Teaching has been equally important to her, and Hoffecker said she has always enjoyed working with students. She has taught a variety of courses from a survey course on the history of the United States to women's history, urban history and an undergraduate seminar on the Civil War.

In demand as a public speaker throughout the state, she has spoken to innumerable organizations and groups and was the featured speaker at many annual Delaware Day banquets.

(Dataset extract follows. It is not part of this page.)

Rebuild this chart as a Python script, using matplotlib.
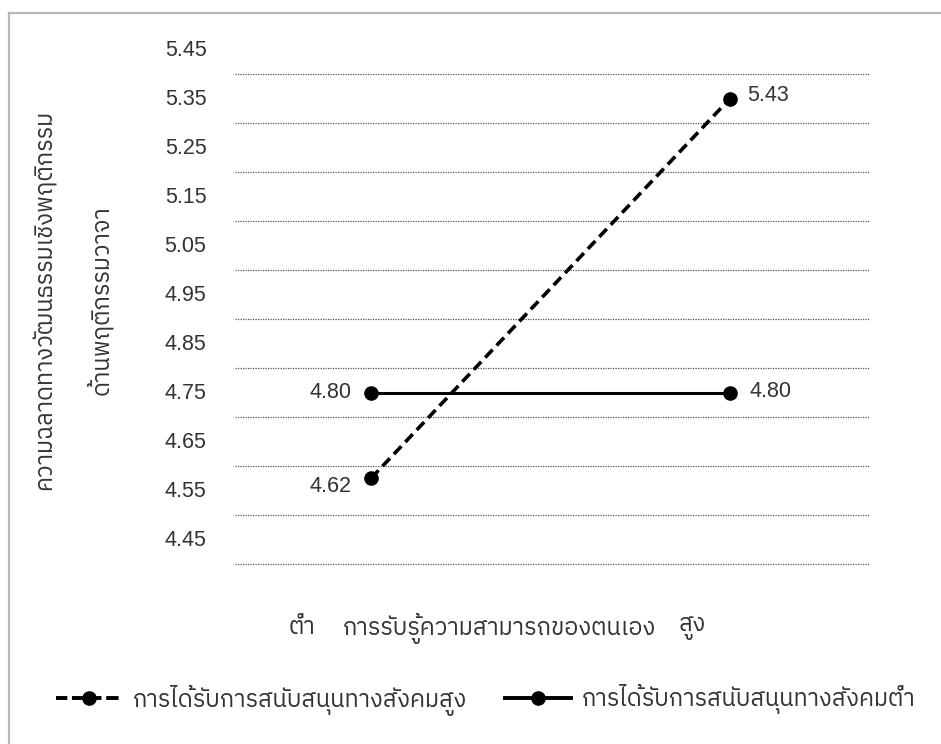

The books she has written also are a part of her legacy. "They are the part of you that stay behind," she commented. They reflect the breadth of her interests: Wilmington, Delaware, Portrait of an Industrial City: 1830-1900; Brandywine Village, Corporate Capital: Wilmington in the 20th Century; Delaware: A Bicentennial History; Beneath Thy Guiding Hand: A History of Women at the University of Delaware; Familiar Relations: The du Ponts and the University of Delaware; Honest John Williams: U.S. Senator from Delaware; Federal Justice in the First State and Delaware, The First State for school-aged children.

Currently, she has been commissioned to write a history of the Delaware General Assembly. The book is a challenge, Hoffecker said, covering a time span from 1681, when Delaware was still part of Pennsylvania, to the present.

Now the time has come to "ratchet down," Hoffecker said. "I want to read books for enjoyment, travel and garden and make way for the next generation."